How many ways can French and Spanish books be arranged on a shelf?

[mtingt]

Homework Statement

there are 7 different french books and 7 different Spanish books, how many ways are there to arrange them on a shelf
a. books of the same language must be group together, French on left and Spanish on Right?
b. French and Spanish books must alternate in the grouping, beginning with a French book?

I tried doing 7!x7! for both of them but i don't think i am right?

I have no idea how to approach this

 

[haruspex]

I tried doing 7!x7! for both of them but i don't think i am right?

Sounds right to me.

 

[MadAtom]

for the first one 7!x7! seems right, but for the 2nd one I think (not sure...!) it's :

7C1X7C1 X 6C1X6C1 X 5C1X5C1 X 4C1X4C1 X 3C1X3C1 X 2C1X2C1 X 1C1X1C1

 

[CAF123]

for the first one 7!x7! seems right, but for the 2nd one I think (not sure...!) it's :

7C1X7C1 X 6C1X6C1 X 5C1X5C1 X 4C1X4C1 X 3C1X3C1 X 2C1X2C1 X 1C1X1C1

I think an argument could go: there are 14 choices for the first book, (French or Spanish). There are then 7 choices for the next book (If first was French, this one must be Spanish), then 6 choices for next, (has to be French), then 6 choices for next (has to be Spanish)...and so on. In this Q, the French book is first so what you wrote is correct.

 

[Ray Vickson]

I think an argument could go: there are 14 choices for the first book, (French or Spanish). There are then 7 choices for the next book (If first was French, this one must be Spanish), then 6 choices for next, (has to be French), then 6 choices for next (has to be Spanish)...and so on. In this Q, the French book is first so what you wrote is correct.

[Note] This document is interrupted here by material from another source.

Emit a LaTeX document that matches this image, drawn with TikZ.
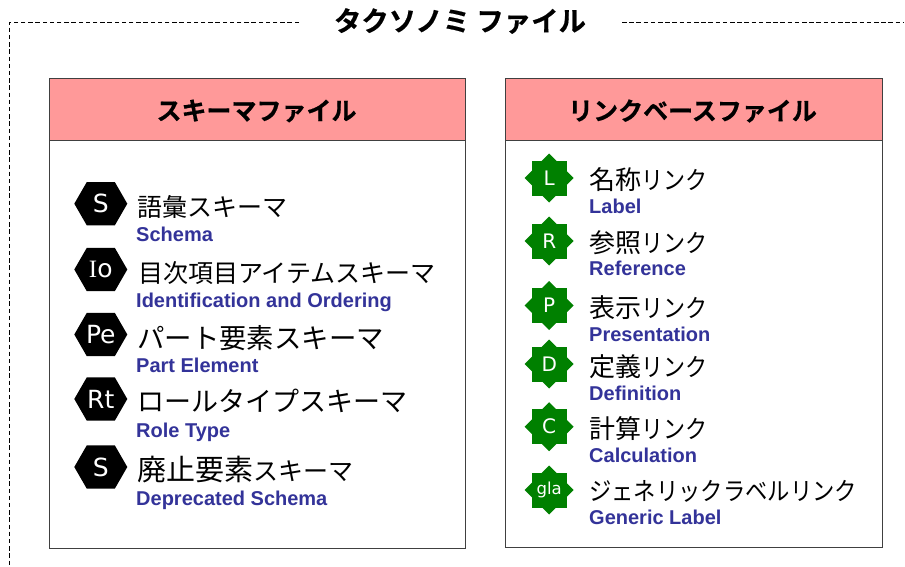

Another argument: for each arrangement of the French books, leave a space between successive books and fill those spaces with the Spanish books, one book per space.

RGV

 

[haruspex]

for the 2nd one I think it's :
7C1X7C1 X 6C1X6C1 X 5C1X5C1 X 4C1X4C1 X 3C1X3C1 X 2C1X2C1 X 1C1X1C1

How is that different from 7!x7!?
The two obviously have the same answer. Either way, there is a fixed set of 7 positions that can be taken by the French books, and another fixed set of 7 that can be taken by the Spanish, independently.

 

[Ray Vickson]

How is that different from 7!x7!?
The two obviously have the same answer. Either way, there is a fixed set of 7 positions that can be taken by the French books, and another fixed set of 7 that can be taken by the Spanish, independently.

It's not different; it's just another argument that the OP may, or may not, prefer.

RGV

 

[haruspex]

It's not different; it's just another argument that the OP may, or may not, prefer.
RGV

I was replying to MadAtom, who wrote:

the first one 7!x7! seems right, but for the 2nd one I think (not sure...!) it's :​

Seems to me MadAtom implied 7!x7! was wrong for the second question.

 

[MadAtom]

Seems to me MadAtom implied 7!x7! was wrong for the second question.

I thought so, but the result is the same... sorry.